(WECT) - Spend some time with toddlers and you'll notice their little hands are everywhere, touching, tapping and grabbing.
To fight the spread of germs, many parents are armed with hand sanitizer. The liquid gel has become a staple for a lot of moms and dads.
With concerns about swine flu, or H1N1 virus, using hand sanitizer has become even more popular.
Bottles of the alcohol-based formula are almost everywhere, from offices to college campuses, but does it really work?
Doctors say it does.
"I would say people should use it several times a day, three or four times a day," said Dr. Paul Sehdev with Providence St. Vincent Medical Center.
Experts on infectious disease suggest that most hand sanitize kill 99 percent of bacteria, if used correctly.
"Typically, it is about two squirts, and you want to rub it in all over your hands, up under your finger nails if possible, and you want to keep rubbing it until your hands are completely dry," Sehdev explained.
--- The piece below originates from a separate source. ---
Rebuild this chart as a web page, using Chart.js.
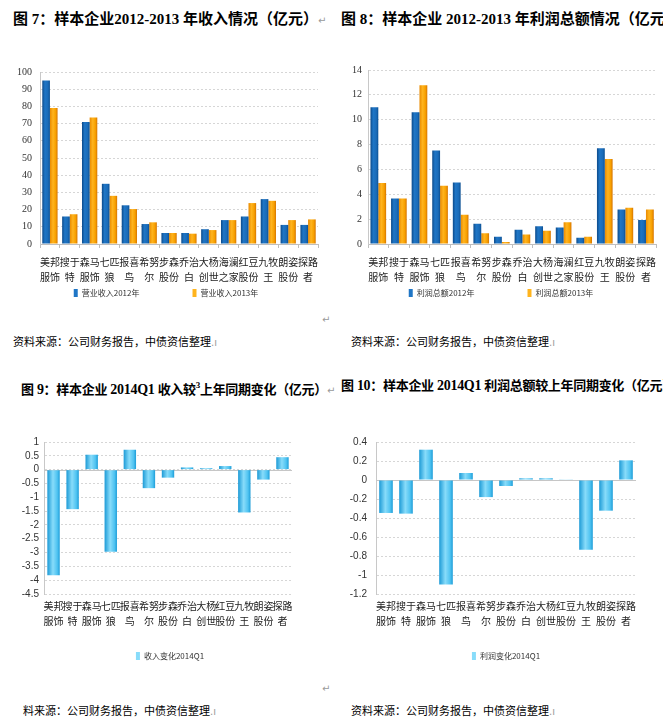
<!DOCTYPE html>
<html>
<head>
<meta charset="utf-8">
<script src="https://cdn.jsdelivr.net/npm/chart.js@4.4.1/dist/chart.umd.min.js"></script>
<style>
  html, body { margin:0; padding:0; background:#fff; }
  body { width:663px; height:726px; position:relative; overflow:hidden; }
  .title { position:absolute; white-space:nowrap; font-family:"Liberation Serif","Noto Sans CJK SC",serif; font-weight:bold; font-size:15px; color:#000; line-height:20px; }
  .title .cn { font-family:"Noto Sans CJK SC",sans-serif; font-weight:bold; font-size:15px; }
  .title.small { font-size:14px; letter-spacing:-0.3px; }
  .title.small .cn { font-size:13px; }
  .src { position:absolute; white-space:nowrap; font-family:"Noto Sans CJK SC",sans-serif; font-size:11px; color:#000; line-height:14px; }
  .mark { color:#9a9a9a; font-weight:normal; font-size:10px; font-family:"DejaVu Sans",sans-serif; letter-spacing:0; }
  .box { position:absolute; }
  sup { font-size:9px; }
</style>
</head>
<body>
<div class="title" style="left:13px; top:8px;"><span class="cn">图</span> 7<span class="cn">：样本企业</span>2012-2013 <span class="cn">年收入情况（亿元）</span><span class="mark">↵</span></div>
<div class="title" style="left:341px; top:8px;"><span class="cn">图</span> 8<span class="cn">：样本企业</span> 2012-2013 <span class="cn">年利润总额情况（亿元）</span></div>
<div class="title small" style="left:21px; top:375px;"><span class="cn">图</span> 9<span class="cn">：样本企业</span> 2014Q1 <span class="cn">收入较</span><sup>3</sup><span class="cn">上年同期变化（亿元）</span><span class="mark">↵</span></div>
<div class="title small" style="left:341px; top:375px;"><span class="cn">图</span> 10<span class="cn">：样本企业</span> 2014Q1 <span class="cn">利润总额较上年同期变化（亿元）</span></div>

<div class="box" style="left:0px; top:58px; width:330px; height:252px;"><canvas id="c7"></canvas></div>
<div class="box" style="left:330px; top:58px; width:333px; height:252px;"><canvas id="c8"></canvas></div>
<div class="box" style="left:0px; top:425px; width:330px; height:250px;"><canvas id="c9"></canvas></div>
<div class="box" style="left:330px; top:425px; width:333px; height:250px;"><canvas id="c10"></canvas></div>

<div class="src" style="left:322px; top:311px;"><span class="mark">↵</span></div>
<div class="src" style="left:322px; top:680px;"><span class="mark">↵</span></div>
<div class="src" style="left:13px; top:334px;">资料来源：公司财务报告，中债资信整理<span class="mark">.ı</span></div>
<div class="src" style="left:351px; top:334px;">资料来源：公司财务报告，中债资信整理<span class="mark">.ı</span></div>
<div class="src" style="left:23px; top:703px;">料来源：公司财务报告，中债资信整理<span class="mark">.ı</span></div>
<div class="src" style="left:351px; top:703px;">资料来源：公司财务报告，中债资信整理<span class="mark">.ı</span></div>

<script>
// ---- data ----
const companies14 = [['美邦','服饰'],['搜于','特'],['森马','服饰'],['七匹','狼'],['报喜','鸟'],['希努','尔'],['步森','股份'],['乔治','白'],['大杨','创世'],['海澜','之家'],['红豆','股份'],['九牧','王'],['朗姿','股份'],['探路','者']];
const companies13 = [['美邦','服饰'],['搜于','特'],['森马','服饰'],['七匹','狼'],['报喜','鸟'],['希努','尔'],['步森','股份'],['乔治','白'],['大杨','创世'],['红豆','股份'],['九牧','王'],['朗姿','股份'],['探路','者']];

const revenue2012 = [95, 16, 71, 35, 22.5, 11.6, 6.4, 6.4, 8.6, 13.9, 16, 26.1, 11.1, 11.1];
const revenue2013 = [79, 17.3, 73.5, 28, 20.3, 12.6, 6.4, 6.0, 8.1, 13.9, 23.8, 25.1, 13.9, 14.3];
const profit2012 = [11.0, 3.66, 10.6, 7.52, 4.95, 1.62, 0.58, 1.14, 1.43, 1.32, 0.5, 7.71, 2.78, 1.93];
const profit2013 = [4.9, 3.66, 12.77, 4.69, 2.36, 0.87, 0.16, 0.77, 1.06, 1.75, 0.58, 6.83, 2.91, 2.78];
const revenueChange = [-3.82, -1.43, 0.54, -2.97, 0.72, -0.67, -0.29, 0.08, 0.05, 0.13, -1.55, -0.36, 0.45];
const profitChange = [-0.347, -0.354, 0.319, -1.10, 0.074, -0.18, -0.063, 0.018, 0.018, 0.007, -0.733, -0.323, 0.207];

const legendRevenue = ['营业收入2012年', '营业收入2013年'];
const legendProfit = ['利润总额2012年', '利润总额2013年'];
const legendRevChange = '收入变化2014Q1';
const legendProfitChange = '利润变化2014Q1';

// ---- styles ----
const BLUE = [[0,'#0c4a8a'],[0.35,'#1f76c6'],[0.75,'#1a6bb8'],[1,'#0b4f92']];
const ORANGE = [[0,'#e98a00'],[0.4,'#ffb41e'],[0.75,'#f7a000'],[1,'#d67400']];
const SKY = [[0,'#1c9ad6'],[0.45,'#88dcfa'],[0.8,'#4fc3f1'],[1,'#1d9dd8']];

const gradientPlugin = {
  id: 'barGradient',
  beforeDatasetsDraw(chart) {
    const ctx = chart.ctx;
    chart.data.datasets.forEach((ds, di) => {
      const meta = chart.getDatasetMeta(di);
      if (!ds.gradStops) return;
      meta.data.forEach(el => {
        const p = el.getProps(['x','width'], true);
        const g = ctx.createLinearGradient(p.x - p.width/2, 0, p.x + p.width/2, 0);
        ds.gradStops.forEach(s => g.addColorStop(s[0], s[1]));
        el.options.backgroundColor = g;
      });
    });
  }
};
const zeroLinePlugin = {
  id: 'zeroLine',
  beforeDatasetsDraw(chart, args, opts) {
    if (!opts || !opts.show) return;
    const {ctx, chartArea} = chart;
    const y = Math.round(chart.scales.y.getPixelForValue(0)) + 0.5;
    ctx.save();
    ctx.strokeStyle = '#c6c6c6';
    ctx.lineWidth = 1;
    ctx.beginPath();
    ctx.moveTo(chartArea.left, y);
    ctx.lineTo(chartArea.right, y);
    ctx.stroke();
    ctx.restore();
  }
};

function fmt(v) { return String(Math.round(v * 10) / 10); }

function makeChart(id, cfg) {
  const datasets = cfg.series.map(s => ({
    label: s.label, data: s.data, gradStops: s.grad,
    backgroundColor: () => s.grad[1][1], borderWidth: 0,
    categoryPercentage: cfg.catPct, barPercentage: 1.0
  }));
  return new Chart(document.getElementById(id), {
    type: 'bar',
    data: { labels: cfg.labels, datasets },
    plugins: [gradientPlugin, zeroLinePlugin],
    options: {
      responsive: true, maintainAspectRatio: false, animation: false,
      layout: { padding: cfg.padding },
      plugins: {
        tooltip: { enabled: false },
        zeroLine: { show: cfg.zeroLine },
        legend: {
          position: 'bottom',
          labels: {
            boxWidth: 4, boxHeight: 8, padding: cfg.legendPad,
            color: '#333',
            font: { family: '"Noto Sans CJK SC", sans-serif', size: 8 },
            generateLabels(chart) {
              const items = Chart.defaults.plugins.legend.labels.generateLabels(chart);
              items.forEach((it, i) => {
                const ds = chart.data.datasets[i];
                it.fillStyle = ds.gradStops[1][1];
                if (i < items.length - 1) it.text = it.text + '\u2003'.repeat(cfg.legendGap || 0);
              });
              return items;
            }
          }
        }
      },
      scales: {
        x: {
          grid: { display: true, drawOnChartArea: false, drawTicks: cfg.xTicks, tickLength: 4, color: '#bfbfbf', offset: true },
          border: { display: !cfg.zeroLine, color: '#bfbfbf' },
          ticks: {
            autoSkip: false, maxRotation: 0, minRotation: 0, padding: cfg.xPad, color: '#222',
            font: { family: '"Noto Sans CJK SC", sans-serif', size: 10, lineHeight: 1.5 }
          },
          afterFit(s) { s.height = cfg.xHeight; }
        },
        y: {
          min: cfg.min, max: cfg.max,
          ticks: { stepSize: cfg.step, autoSkip: false, padding: cfg.yPad, color: '#333', callback: fmt,
                   font: { family: cfg.yFont, size: 10 } },
          grid: { color: '#d6d6d6', drawTicks: false, lineWidth: 1 },
          border: { display: true, color: '#c8c8c8', dash: [2, 2] },
          afterFit(s) { s.width = cfg.yWidth; }
        },
        gap: {
          type: 'linear', position: 'right', display: cfg.rightGap > 0,
          grid: { display: false }, border: { display: false }, ticks: { display: false },
          afterFit(s) { s.width = cfg.rightGap; }
        }
      }
    }
  });
}

makeChart('c7', {
  labels: companies14, catPct: 0.77,
  series: [{label: legendRevenue[0], data: revenue2012, grad: BLUE}, {label: legendRevenue[1], data: revenue2013, grad: ORANGE}],
  min: 0, max: 100, step: 10, yWidth: 38, yPad: 8, yFont: '"Liberation Serif", serif',
  padding: {top: 10, right: 0, left: 2, bottom: 3}, rightGap: 12,
  xHeight: 40, xPad: 7, xTicks: true, legendPad: 5, legendGap: 6, zeroLine: false
});
makeChart('c8', {
  labels: companies14, catPct: 0.76,
  series: [{label: legendProfit[0], data: profit2012, grad: BLUE}, {label: legendProfit[1], data: profit2013, grad: ORANGE}],
  min: 0, max: 14, step: 2, yWidth: 28, yPad: 6, yFont: '"Liberation Serif", serif',
  padding: {top: 10, right: 1, left: 10, bottom: 3}, rightGap: 0,
  xHeight: 40, xPad: 7, xTicks: true, legendPad: 5, legendGap: 6, zeroLine: false
});
makeChart('c9', {
  labels: companies13, catPct: 0.65,
  series: [{label: legendRevChange, data: revenueChange, grad: SKY}],
  min: -4.5, max: 1, step: 0.5, yWidth: 34, yPad: 5, yFont: '"Liberation Sans", sans-serif',
  padding: {top: 17, right: 0, left: 10, bottom: 5}, rightGap: 38,
  xHeight: 48, xPad: 5, xTicks: false, legendPad: 10, zeroLine: true
});
makeChart('c10', {
  labels: companies13, catPct: 0.68,
  series: [{label: legendProfitChange, data: profitChange, grad: SKY}],
  min: -1.2, max: 0.4, step: 0.2, yWidth: 27, yPad: 9, yFont: '"Liberation Sans", sans-serif',
  padding: {top: 17, right: 0, left: 19, bottom: 5}, rightGap: 27,
  xHeight: 48, xPad: 5, xTicks: false, legendPad: 10, zeroLine: true
});
</script>
</body>
</html>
Doctors add there's no risk of overuse.
"It is not dangerous to you, it is not toxic to you, it can be drying to your hands, but probably less drying than soap to be honest," says Sehdev, "It is not likely that bacteria are going to be resistant to it, because it is such a high concentration of alcohol."
Experts say as long as the alcohol content is above 60 percent, it will work at killing swine flu and other nasty bugs.
They add that hand sanitizer should be used along with regular hand washing.
A little soap and water goes a long way toward preventing the spread of germs.